Eventually, the Rovers began to be swapped out for newer models. The latest version, the “Tactical Rover,” (.pdf) is about the size of an old-school mobile phone. It can use both the Advanced Encryption Standard an the triple-Data Encryption Standard to secure video feeds. There are now about a thousand of the units in the military’s hands.

And now, the Predators and Reapers are starting to get enhanced radios, too. “The fleet-wide upgrade begins later this year and carries on for several years,” says Maj. Mary Danner-Jones, an Air Force spokesperson.

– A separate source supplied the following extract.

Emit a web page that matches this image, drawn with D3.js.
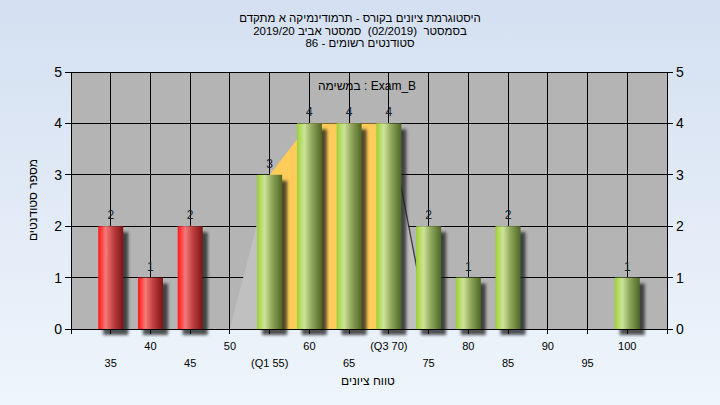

The service is spending $12 million on crypto-enabled Vortex transceivers (.pdf).

That’s allowing a new, hardened waveform to be introduced throughout the Predator and Reaper fleet. The Air Force recently gave Predator-maker General Atomics Aeronautical Systems a $26 million contract to retrofit its drone cockpits to accept the carrier signal, among other enhancements.

The question is why hasn’t this happened sooner. After all, the Navy installed multiple layers of encryption in their ’bots some time ago. Navy spokesman Jamie Cosgrove tells Danger Room that “the vast majority” of naval drones are encrypted –  “and have been since development.”

One source who works on developing Navy UAVs, but is not authorized the speak on the record, explains why: ”Standard unencrypted video is basically a broadcast to whoever can figure out the right carrier frequency, so essentially, we are simulcasting to battlefield commanders and the opposing force. If that opposing force knows we can see them and from where, they can take better evasive maneuvers.”

It’s possible that none of the militants America is trying today are as sophisticated as the ones who intercepted that drone video in 2008. It’s possible that the value of such footage-from-above is so fleeting that extremists have never again bothered to grab it. But it’s worth noting that Predator and Reaper video is considered by the U.S. military to be classified information. And when U.S. commanders on the ground get into a firefight, the first call they usually make is for a drone, so they can take a look at the battlefield through the eyes of a drone.